Beginning October 2010, she was homeported at Port Canaveral, later Miami, Florida.

In 2017 Norwegian Sun sailed from Vancouver, British Columbia, Canada to Seward, Alaska. On 5 October 2017, she went from San Francisco to Miami. She continued to Los Angeles on a fourteen-night voyage. After returning to Miami she served the month of November sailing round-trip voyages in the Caribbean from Miami. Her 2017 calendar ended with two-week voyages along the Western South American coast to Valparaiso, Chile.

In May 2018 the ship repositioned to Port Canaveral to operate cruises to Havana with Key West Florida, and to the Bahamas to either Freeport or Nassau and Great Stirrup Cay.

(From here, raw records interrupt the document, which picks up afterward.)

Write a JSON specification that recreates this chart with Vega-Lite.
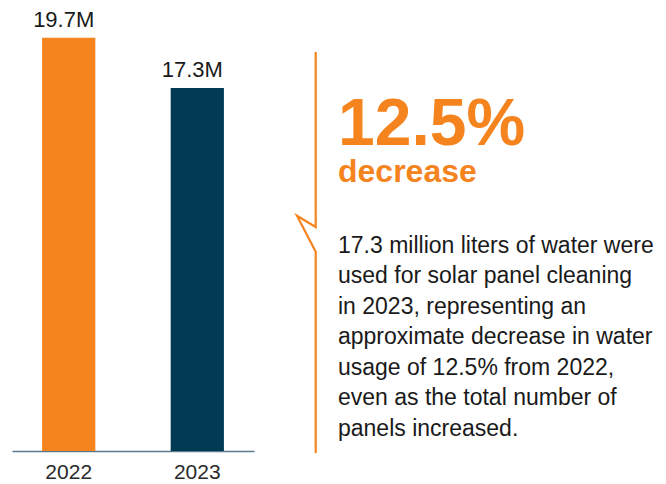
{
  "$schema": "https://vega.github.io/schema/vega-lite/v6.json",
  "padding": {"left": 12, "top": 0, "right": 0, "bottom": 0},
  "spacing": 38,
  "config": {
    "view": {"stroke": null},
    "font": "Liberation Sans",
    "text": {"font": "Liberation Sans"}
  },
  "hconcat": [
    {
      "width": 242,
      "height": 451,
      "data": {
        "values": [
          {"year": "2022", "liters": 19700000},
          {"year": "2023", "liters": 17300000}
        ]
      },
      "encoding": {
        "x": {
          "field": "year",
          "type": "nominal",
          "scale": {"paddingInner": 0.586, "paddingOuter": 0.234},
          "axis": {
            "title": null,
            "labelAngle": 0,
            "ticks": false,
            "domainColor": "#5b7a8e",
            "domainWidth": 1.5,
            "labelFont": "Liberation Sans",
            "labelFontSize": 21,
            "labelColor": "#2a2a2a",
            "labelPadding": 10
          }
        },
        "y": {
          "field": "liters",
          "type": "quantitative",
          "scale": {"domain": [0, 21500000], "nice": false},
          "axis": null
        }
      },
      "layer": [
        {
          "mark": {"type": "bar"},
          "encoding": {
            "color": {
              "field": "year",
              "type": "nominal",
              "scale": {"range": ["#F5841F", "#023A54"]},
              "legend": null
            }
          }
        },
        {
          "mark": {
            "type": "text",
            "baseline": "alphabetic",
            "dy": -11,
            "dx": -5,
            "fontSize": 22,
            "color": "#1a1a1a"
          },
          "encoding": {
            "text": {"field": "liters", "type": "quantitative", "format": ".3s"}
          }
        }
      ]
    },
    {
      "width": 374,
      "height": 484,
      "layer": [
        {
          "data": {
            "values": [
              {"i": 1, "x": 5, "y": -5.59},
              {"i": 2, "x": 5, "y": 0.148},
              {"i": 3, "x": 0, "y": -0.223},
              {"i": 4, "x": 5, "y": 0.957},
              {"i": 5, "x": 5, "y": 7.557}
            ]
          },
          "mark": {"type": "line", "color": "#F5841F", "strokeWidth": 2.2, "strokeJoin": "miter"},
          "encoding": {
            "x": {"field": "x", "type": "quantitative", "scale": {"domain": [0, 100], "nice": false, "zero": false}, "axis": null},
            "y": {"field": "y", "type": "quantitative", "scale": {"domain": [-7.295, 8.574], "nice": false, "zero": false, "reverse": true}, "axis": null},
            "order": {"field": "i", "type": "quantitative"}
          }
        },
        {
          "data": {"values": [{"t": "12.5%"}]},
          "mark": {"type": "text", "align": "left", "baseline": "alphabetic", "fontSize": 66, "fontWeight": "bold", "color": "#F5841F"},
          "encoding": {
            "x": {"datum": 10.96, "type": "quantitative"},
            "y": {"datum": -2.541, "type": "quantitative"},
            "text": {"field": "t"}
          }
        },
        {
          "data": {"values": [{"t": "decrease"}]},
          "mark": {"type": "text", "align": "left", "baseline": "alphabetic", "fontSize": 32, "fontWeight": "bold", "color": "#F5841F"},
          "encoding": {
            "x": {"datum": 10.96, "type": "quantitative"},
            "y": {"datum": -1.328, "type": "quantitative"},
            "text": {"field": "t"}
          }
        },
        {
          "data": {
            "values": [
              {"line": 1, "text": "17.3 million liters of water were"},
              {"line": 2, "text": "used for solar panel cleaning"},
              {"line": 3, "text": "in 2023, representing an"},
              {"line": 4, "text": "approximate decrease in water"},
              {"line": 5, "text": "usage of 12.5% from 2022,"},
              {"line": 6, "text": "even as the total number of"},
              {"line": 7, "text": "panels increased."}
            ]
          },
          "mark": {"type": "text", "align": "left", "baseline": "alphabetic", "fontSize": 23, "color": "#1a1a1a"},
          "encoding": {
            "x": {"datum": 10.96, "type": "quantitative"},
            "y": {"field": "line", "type": "quantitative"},
            "text": {"field": "text"}
          }
        }
      ]
    }
  ]
}
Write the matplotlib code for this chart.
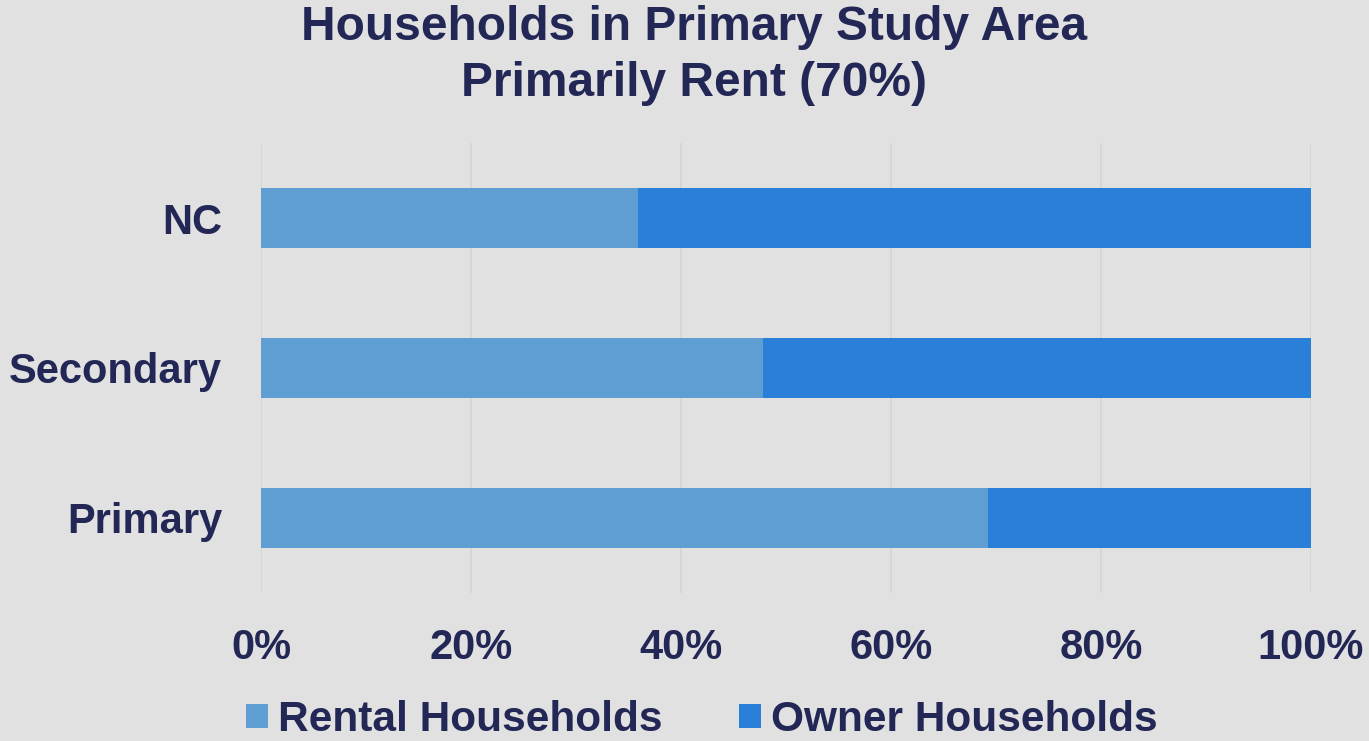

Between 9 September and 14 October 2018, Norwegian Sun operated cruises from Miami to Havana, Great Stirrup Cay, Costa Maya, Mexico and Harvest Caye, Belize.

In June 2019, it was announced that, following the travel ban preventing U.S. cruise ships from visiting Cuba, Norwegian Sun would no longer be offering their "open bar" service and would instead transition to the traditional way for charging for onboard drinks.

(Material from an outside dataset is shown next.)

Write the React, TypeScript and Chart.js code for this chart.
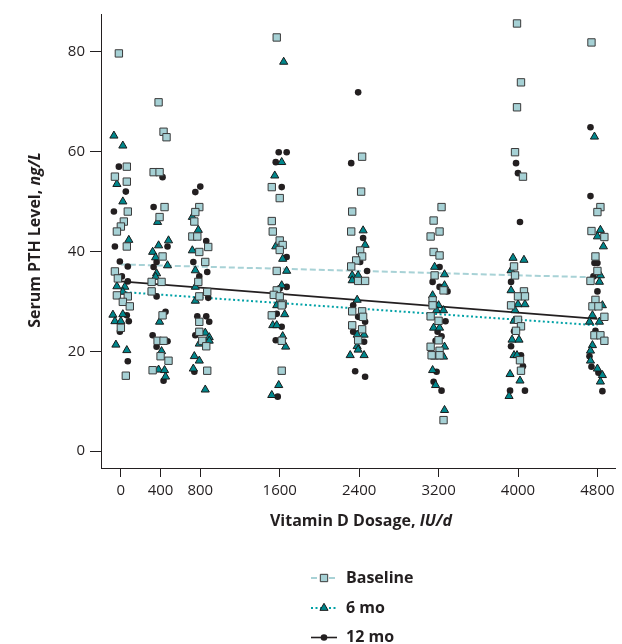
import React, { useEffect, useRef } from "react";
import { Chart, registerables } from "chart.js";

Chart.register(...registerables);

// ---- Data ----
const doses = [0, 400, 800, 1600, 2400, 3200, 4000, 4800];
const xTickValues = [0, 400, 800, 1600, 2400, 3200, 4000, 4800];
const yTickValues = [0, 20, 40, 60, 80];

// Baseline PTH values (ng/L) per dosage group, and horizontal jitter (IU/d units)
const baselineValues: number[][] = [
  [79.7, 57, 55, 54, 48, 46, 45, 44, 41, 36, 34.6, 31.2, 31, 29.9, 29, 24.7, 15.1],
  [69.9, 64, 62.9, 55.9, 55.9, 48.9, 46.9, 39, 33.9, 33.9, 32, 27.2, 22.1, 22.1, 19, 18.1, 16.2],
  [48.9, 47.9, 46, 43, 43, 40.9, 39.9, 37.9, 33.9, 31.9, 31, 25.9, 23.9, 22.1, 21, 16.1],
  [82.9, 52.9, 50.7, 46.1, 44, 42.2, 41.3, 40.3, 36.1, 32.2, 31.3, 31, 29.5, 29.2, 27.2, 22.1, 16.1],
  [59, 52, 48, 44, 40.2, 39, 38.2, 37, 34.1, 34.1, 28, 28, 26.9, 25.2, 24.4, 22.2],
  [48.9, 46.2, 44, 43, 39.9, 39.2, 35.2, 32.2, 30.2, 29.2, 27, 26.1, 22.2, 20.9, 20.1, 19.2, 19.2, 6.2],
  [85.7, 73.9, 68.9, 59.9, 55, 37, 35.2, 32, 31, 31, 29.2, 26.3, 25, 24.1, 18.2, 16.1],
  [81.9, 48.9, 47.9, 44.1, 42.9, 39, 36.1, 34.1, 30.3, 29, 29, 26.9, 23.2, 23.2, 22.1],
];
const baselineJitter: number[][] = [
  [-20, 60, -60, 60, 70, 30, 0, -40, 60, -60, -30, -40, 70, 20, 90, 0, 50],
  [-20, 30, 60, -70, -10, 40, -10, 20, -90, 10, -90, 20, -30, 30, 0, 80, -80],
  [-10, -50, -60, -80, -30, 80, -10, 50, -20, 70, -10, -10, -10, 20, 60, 70],
  [-30, -80, 0, -80, -70, 0, 30, 0, -30, -30, -60, 0, 30, 20, -80, 20, 20],
  [30, 20, -70, -80, 10, 30, -30, -80, -10, 60, -70, 30, 40, -70, 30, -10],
  [30, -50, 10, -80, -50, 10, -40, 50, -60, -60, -80, 0, 0, -80, 10, -70, 10, 50],
  [-10, 30, -10, -30, 50, -40, -30, 60, 0, 70, -70, 0, 30, -20, 20, 30],
  [-60, 30, 0, -60, 70, -20, 0, -70, -20, -50, 10, 70, -30, 30, 70],
];

const mo6Values: number[][] = [
  [63.2, 61.2, 53.5, 50, 42.3, 33, 32.9, 31.9, 27.3, 27.4, 26, 26, 21.3, 20.2],
  [45.9, 42.2, 41.2, 39.9, 38.8, 37.2, 35.6, 34.9, 25.9, 20, 16.3, 16.2, 14.9],
  [46.9, 44.3, 40.2, 36.2, 32.9, 30.1, 23.7, 22.8, 22.1, 21.5, 19, 18.1, 16.5, 12.3],
  [78, 57.9, 55.2, 41, 38.5, 36.1, 33.2, 29.2, 27.4, 25.2, 25.2, 23, 20.9, 13.2, 11.2],
  [44.2, 41.3, 35.2, 35.2, 34.2, 30.3, 23.3, 23.3, 21, 20.3, 19.2, 19.2],
  [36.9, 35.4, 33.2, 31.2, 29.2, 28.2, 28.2, 24.7, 24.7, 20.9, 18.9, 18.9, 16.2, 13.2, 8.2],
  [38.7, 38.3, 36.2, 32.2, 29.4, 29.4, 28.2, 26.1, 22.3, 22.3, 19.2, 19.2, 15.4, 14.1, 11],
  [63, 44.3, 43, 41, 35.2, 33.9, 29.2, 27.2, 25.9, 25.9, 21.2, 20.1, 18.1, 16.5, 15.2, 13.9],
];
const mo6Jitter: number[][] = [
  [-70, 20, -40, 20, 80, -40, 40, 20, -80, 20, -60, 0, -50, 60],
  [-30, 80, -20, -80, -50, 70, -40, -50, -10, 10, -20, 40, 50],
  [-80, -20, -80, -50, -50, -50, 50, 90, 90, -10, -60, -10, -70, 50],
  [40, 20, -50, -40, 30, 70, 20, -30, 50, -70, -30, 30, 60, -10, -80],
  [40, 60, -70, -10, -70, -20, -20, 50, -20, -10, -90, 50],
  [-40, 60, 60, -60, 0, -20, 50, -50, 10, 60, -40, 50, -60, -30, 60],
  [-50, 60, -70, -70, 0, 70, -30, -40, -60, 10, -40, -10, -80, 20, -90],
  [-30, 30, 0, 60, 30, 20, 50, -50, -80, 20, -50, -70, -70, 0, 50, 30],
];

const mo12Values: number[][] = [
  [57, 52, 48, 41, 38, 37, 35, 34, 27.2, 26, 23.9, 18],
  [54.9, 48.9, 41, 37.9, 36.9, 31, 27.9, 23.2, 22, 20.9, 14.1],
  [53, 51.9, 42.1, 37.9, 35.9, 35, 30.7, 27, 27, 25.9, 23.2, 15.9],
  [59.9, 59.9, 57.9, 52.9, 38.9, 32.9, 32.6, 27.5, 24.9, 22.2, 10.9],
  [71.9, 57.7, 42.7, 37.9, 36.1, 29.2, 26.9, 25.9, 23.9, 21.9, 16, 14.9],
  [36.9, 33.9, 32.9, 32, 26, 23.9, 23, 22.1, 15.9, 13.9, 12.1],
  [57.7, 55.7, 45.9, 33.9, 24, 21, 19.2, 17, 12.1, 12.1],
  [64.9, 51.1, 37.7, 37.7, 35, 32, 24.1, 19, 16.9, 15.7, 12],
];
const mo12Jitter: number[][] = [
  [-20, 50, -70, -60, -10, 70, 10, 70, 60, 80, -10, 70],
  [20, -70, 70, -40, -70, -40, 50, -80, 70, -40, 30],
  [0, -50, 60, -70, 70, -10, 80, -30, 60, 90, -50, -60],
  [-10, 70, -40, 20, 70, 70, 0, -30, 20, -40, -20],
  [-10, -80, 40, 10, 80, -60, -10, 60, -60, 50, -40, 60],
  [10, -60, 10, 90, 70, -10, 30, -30, -20, -50, 30],
  [-20, 0, 20, -70, -40, -70, 30, 50, -80, 70],
  [-70, -70, -30, 0, -40, 0, -20, -80, -60, 10, 50],
];

// Fitted trend lines: value at 0 IU/d and at 4800 IU/d
const trendDoses = [0, 4800];
const baselineTrend = [37.4, 34.8];
const mo6Trend = [31.9, 25.2];
const mo12Trend = [34.0, 26.5];

const seriesLabels = ["Baseline", "6 mo", "12 mo"];

// ---- Styles ----
const FONT = "'Open Sans', 'Noto Sans', sans-serif";
const INK = "#231F20";
const SQUARE_FILL = "#A6D1D5";
const SQUARE_EDGE = "#3a3a3a";
const TRI_FILL = "#00878C";
const TRI_EDGE = "#1a1a1a";
const BASE_LINE = "#A8D2D6";
const MO6_LINE = "#00A1A6";
const TITLE_SIZE = 16;
const TICK_SIZE = 15;

function toPoints(values: number[][], jitter: number[][]) {
  const pts: { x: number; y: number }[] = [];
  doses.forEach((d, gi) => {
    values[gi].forEach((v, i) => pts.push({ x: d + jitter[gi][i], y: v }));
  });
  return pts;
}

function toTrend(vals: number[]) {
  return trendDoses.map((d, i) => ({ x: d, y: vals[i] }));
}

function drawMarker(ctx: CanvasRenderingContext2D, kind: string, x: number, y: number) {
  ctx.save();
  if (kind === "rect") {
    const s = 5.2 * Math.SQRT1_2;
    ctx.fillStyle = SQUARE_FILL;
    ctx.strokeStyle = SQUARE_EDGE;
    ctx.lineWidth = 1;
    ctx.beginPath();
    ctx.rect(x - s, y - s, 2 * s, 2 * s);
    ctx.fill();
    ctx.stroke();
  } else if (kind === "triangle") {
    const r = 4.7;
    ctx.fillStyle = TRI_FILL;
    ctx.strokeStyle = TRI_EDGE;
    ctx.lineWidth = 1;
    ctx.beginPath();
    let rad = 0;
    ctx.moveTo(x + Math.sin(rad) * r, y - Math.cos(rad) * r);
    rad += (2 * Math.PI) / 3;
    ctx.lineTo(x + Math.sin(rad) * r, y - Math.cos(rad) * r);
    rad += (2 * Math.PI) / 3;
    ctx.lineTo(x + Math.sin(rad) * r, y - Math.cos(rad) * r);
    ctx.closePath();
    ctx.fill();
    ctx.stroke();
  } else {
    ctx.fillStyle = INK;
    ctx.beginPath();
    ctx.arc(x, y, 3.3, 0, Math.PI * 2);
    ctx.fill();
  }
  ctx.restore();
}

const annotationsPlugin = {
  id: "annotations",
  afterDraw(chart: any) {
    const ctx: CanvasRenderingContext2D = chart.ctx;
    ctx.save();
    ctx.fillStyle = INK;
    ctx.textBaseline = "middle";
    const bold = `bold ${TITLE_SIZE}px ${FONT}`;
    const boldItalic = `italic bold ${TITLE_SIZE}px ${FONT}`;

    // X axis title
    const xMain = "Vitamin D Dosage, ";
    const xUnit = "IU/d";
    ctx.font = bold;
    const w1 = ctx.measureText(xMain).width;
    ctx.font = boldItalic;
    const w2 = ctx.measureText(xUnit).width;
    const cx = 361;
    const cy = 521;
    const sx = cx - (w1 + w2) / 2;
    ctx.textAlign = "left";
    ctx.font = bold;
    ctx.fillText(xMain, sx, cy);
    ctx.font = boldItalic;
    ctx.fillText(xUnit, sx + w1, cy);

    // Y axis title (rotated)
    const yMain = "Serum PTH Level, ";
    const yUnit = "ng/L";
    ctx.font = bold;
    const v1 = ctx.measureText(yMain).width;
    ctx.font = boldItalic;
    const v2 = ctx.measureText(yUnit).width;
    ctx.save();
    ctx.translate(35, 240);
    ctx.rotate(-Math.PI / 2);
    const sy = -(v1 + v2) / 2;
    ctx.font = bold;
    ctx.fillText(yMain, sy, 0);
    ctx.font = boldItalic;
    ctx.fillText(yUnit, sy + v1, 0);
    ctx.restore();

    // Legend
    const rows = [578, 608, 637.5];
    const kinds = ["rect", "triangle", "circle"];
    const lineColors = [BASE_LINE, MO6_LINE, INK];
    const dashes = [[6, 3], [2, 2.5], []];
    const widths = [2, 2, 1.6];
    rows.forEach((ry, i) => {
      ctx.save();
      ctx.strokeStyle = lineColors[i];
      ctx.lineWidth = widths[i];
      ctx.setLineDash(dashes[i]);
      ctx.beginPath();
      ctx.moveTo(311, ry);
      ctx.lineTo(337, ry);
      ctx.stroke();
      ctx.restore();
      drawMarker(ctx, kinds[i], 324, ry);
      ctx.fillStyle = INK;
      ctx.font = bold;
      ctx.textAlign = "left";
      ctx.fillText(seriesLabels[i], 346, ry);
    });
    ctx.restore();
  },
};

export default function App() {
  const canvasRef = useRef<HTMLCanvasElement | null>(null);

  useEffect(() => {
    if (!canvasRef.current) return;
    const chart = new Chart(canvasRef.current, {
      type: "scatter",
      data: {
        datasets: [
          {
            label: seriesLabels[0],
            data: toPoints(baselineValues, baselineJitter),
            pointStyle: "rect",
            pointRadius: 5.2,
            backgroundColor: SQUARE_FILL,
            borderColor: SQUARE_EDGE,
            borderWidth: 1,
          },
          {
            label: seriesLabels[1],
            data: toPoints(mo6Values, mo6Jitter),
            pointStyle: "triangle",
            pointRadius: 4.7,
            backgroundColor: TRI_FILL,
            borderColor: TRI_EDGE,
            borderWidth: 1,
          },
          {
            label: seriesLabels[2],
            data: toPoints(mo12Values, mo12Jitter),
            pointStyle: "circle",
            pointRadius: 3.3,
            backgroundColor: INK,
            borderColor: INK,
            borderWidth: 0,
          },
          {
            label: "Baseline trend",
            type: "line",
            data: toTrend(baselineTrend),
            showLine: true,
            pointRadius: 0,
            borderColor: BASE_LINE,
            borderWidth: 2,
            borderDash: [6, 3],
            fill: false,
          } as any,
          {
            label: "6 mo trend",
            type: "line",
            data: toTrend(mo6Trend),
            showLine: true,
            pointRadius: 0,
            borderColor: MO6_LINE,
            borderWidth: 2,
            borderDash: [2, 2.5],
            fill: false,
          } as any,
          {
            label: "12 mo trend",
            type: "line",
            data: toTrend(mo12Trend),
            showLine: true,
            pointRadius: 0,
            borderColor: INK,
            borderWidth: 1.6,
            fill: false,
          } as any,
        ],
      },
      options: {
        animation: false,
        responsive: false,
        devicePixelRatio: 1,
        events: [],
        layout: { padding: { top: 13, left: 0, right: 0, bottom: 0 } },
        plugins: {
          legend: { display: false },
          tooltip: { enabled: false },
          title: { display: false },
        },
        scales: {
          x: {
            type: "linear",
            min: -200,
            max: 4985,
            afterBuildTicks: (scale: any) => {
              scale.ticks = xTickValues.map((v) => ({ value: v }));
            },
            afterFit: (scale: any) => {
              scale.height = 176;
            },
            grid: {
              display: true,
              drawOnChartArea: false,
              drawTicks: true,
              tickLength: 9,
              color: INK,
              lineWidth: 1,
            },
            border: { display: true, color: INK, width: 1 },
            ticks: {
              color: INK,
              padding: 5,
              maxRotation: 0,
              autoSkip: false,
              font: { family: FONT, size: TICK_SIZE },
              callback: (v: any) => String(v),
            },
          },
          y: {
            type: "linear",
            min: -3.4,
            max: 87.6,
            afterBuildTicks: (scale: any) => {
              scale.ticks = yTickValues.map((v) => ({ value: v }));
            },
            afterFit: (scale: any) => {
              scale.width = 101;
            },
            grid: {
              display: true,
              drawOnChartArea: false,
              drawTicks: true,
              tickLength: 11,
              color: INK,
              lineWidth: 1,
            },
            border: { display: true, color: INK, width: 1 },
            ticks: {
              color: INK,
              padding: 5,
              autoSkip: false,
              font: { family: FONT, size: TICK_SIZE },
              callback: (v: any) => String(v),
            },
          },
        },
      },
      plugins: [annotationsPlugin],
    } as any);
    return () => chart.destroy();
  }, []);

  return (
    <div style={{ position: "absolute", left: 0, top: 0, width: 622, height: 644, background: "#fff" }}>
      <canvas ref={canvasRef} width={622} height={644} style={{ width: 622, height: 644, display: "block" }} />
    </div>
  );
}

Beginning in 2026, Norwegian Sun will no longer sail from Seattle to Alaska during the summer cruise season in the northern hemisphere. Her new homeport will be Helsinki, and she will sail the Baltic Sea, also offering cruises from Copenhagen. She will visit ports in Sweden, Norway, Germany, Lithuania and Poland.

==Incidents==
===2022 iceberg collision===
On June 25, 2022, while cruising near Alaska's Hubbard Glacier, the ship collided with a small iceberg known as a "growler". The ship docked in Juneau, where it was inspected by the Coast Guard. There was some damage found, but the ship was allowed to continue on a shortened itinerary. After the passengers disembarked, the ship was taken out of service for over two weeks for repairs.